▸ Given instruction: Take the lines from the top down to and including the one with "const fontFam = 'Liberation" and repeat them exactly. Omit images.

====================

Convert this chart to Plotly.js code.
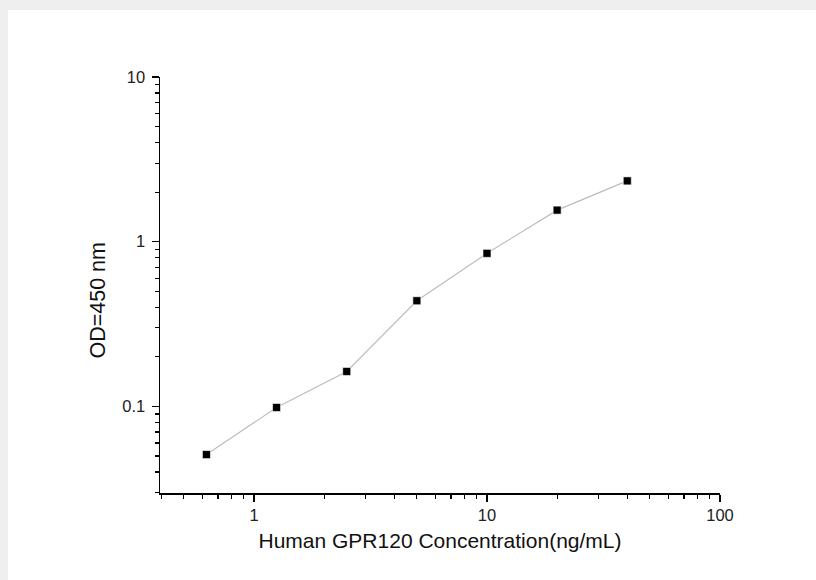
<!DOCTYPE html>
<html>
<head>
<meta charset="utf-8">
<script src="https://cdn.plot.ly/plotly-3.0.1.min.js"></script>
<style>
  html, body { margin: 0; padding: 0; background: #efefef; width: 816px; height: 580px; overflow: hidden; }
  #chart { position: absolute; left: 8px; top: 10px; width: 808px; height: 570px; background: #ffffff; }
</style>
</head>
<body>
<div id="chart"></div>
<script>
const concentration = [0.625, 1.25, 2.5, 5, 10, 20, 40];
const odValues = [0.051, 0.0985, 0.163, 0.438, 0.85, 1.555, 2.34];
const xTickVals = [1, 10, 100];
const xTickText = ['1', '10', '100'];
const yTickVals = [0.1, 1, 10];
const yTickText = ['0.1', '1', '10'];
const xTitle = 'Human GPR120 Concentration(ng/mL)';
const yTitle = 'OD=450 nm';

const trace = {
  x: concentration,
  y: odValues,
  type: 'scatter',
  mode: 'lines+markers',
  line: { color: '#bdbdbd', width: 1.2 },
  marker: { symbol: 'square', size: 8, color: '#000000', line: { color: '#ffffff', width: 0.6 } },
  hoverinfo: 'skip',
  showlegend: false
};

const fontFam = 'Liberation Sans, Arial, sans-serif';

const layout = {
  width: 808,
  height: 570,
  margin: { l: 151.5, r: 96, t: 67, b: 87 },
  paper_bgcolor: '#ffffff',
  plot_bgcolor: '#ffffff',
  font: { family: fontFam, color: '#000000' },
  xaxis: {
    type: 'log',
    range: [Math.log10(0.395), 2],
    showgrid: false,
    zeroline: false,
    showline: true,
    linecolor: '#000000',
    linewidth: 1.5,
    ticks: 'outside',
    ticklen: 7,
    tickwidth: 1.3,
    tickcolor: '#000000',
    tickvals: xTickVals,
    ticktext: xTickText,
    tickfont: { size: 16.5, family: fontFam, color: '#222222' },
    minor: { ticks: 'outside', ticklen: 4, tickwidth: 1.2, tickcolor: '#000000', showgrid: false,
             tickvals: [0.4,0.5,0.6,0.7,0.8,0.9,2,3,4,5,6,7,8,9,20,30,40,50,60,70,80,90] },
    title: { text: xTitle, font: { size: 21, family: fontFam, color: '#111111' }, standoff: 10 }
  },
  yaxis: {
    type: 'log',
    range: [Math.log10(0.0298), 1],
    showgrid: false,
    zeroline: false,
    showline: true,
    linecolor: '#000000',
    linewidth: 1.5,
    ticks: 'outside',
    ticklen: 7,
    tickwidth: 1.3,
    tickcolor: '#000000',
    tickvals: yTickVals,
    ticktext: yTickText,
    ticklabelstandoff: 3,
    tickfont: { size: 16.5, family: fontFam, color: '#222222' },
    minor: { ticks: 'outside', ticklen: 4, tickwidth: 1.2, tickcolor: '#000000', showgrid: false,
             tickvals: [0.03,0.04,0.05,0.06,0.07,0.08,0.09,0.2,0.3,0.4,0.5,0.6,0.7,0.8,0.9,2,3,4,5,6,7,8,9] }
  },
  annotations: [{
    text: yTitle,
    xref: 'paper', yref: 'paper',
    x: -0.1115, y: 0.464,
    xanchor: 'center', yanchor: 'middle',
    textangle: -90,
    showarrow: false,
    font: { size: 21.5, family: fontFam, color: '#111111' }
  }]
};

Plotly.newPlot('chart', [trace], layout, { staticPlot: true, displayModeBar: false });
</script>
</body>
</html>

====================

▸ Response to this exercise:
Convert this chart to Plotly.js code.
<!DOCTYPE html>
<html>
<head>
<meta charset="utf-8">
<script src="https://cdn.plot.ly/plotly-3.0.1.min.js"></script>
<style>
  html, body { margin: 0; padding: 0; background: #efefef; width: 816px; height: 580px; overflow: hidden; }
  #chart { position: absolute; left: 8px; top: 10px; width: 808px; height: 570px; background: #ffffff; }
</style>
</head>
<body>
<div id="chart"></div>
<script>
const concentration = [0.625, 1.25, 2.5, 5, 10, 20, 40];
const odValues = [0.051, 0.0985, 0.163, 0.438, 0.85, 1.555, 2.34];
const xTickVals = [1, 10, 100];
const xTickText = ['1', '10', '100'];
const yTickVals = [0.1, 1, 10];
const yTickText = ['0.1', '1', '10'];
const xTitle = 'Human GPR120 Concentration(ng/mL)';
const yTitle = 'OD=450 nm';

const trace = {
  x: concentration,
  y: odValues,
  type: 'scatter',
  mode: 'lines+markers',
  line: { color: '#bdbdbd', width: 1.2 },
  marker: { symbol: 'square', size: 8, color: '#000000', line: { color: '#ffffff', width: 0.6 } },
  hoverinfo: 'skip',
  showlegend: false
};

const fontFam = 'Liberation Sans, Arial, sans-serif';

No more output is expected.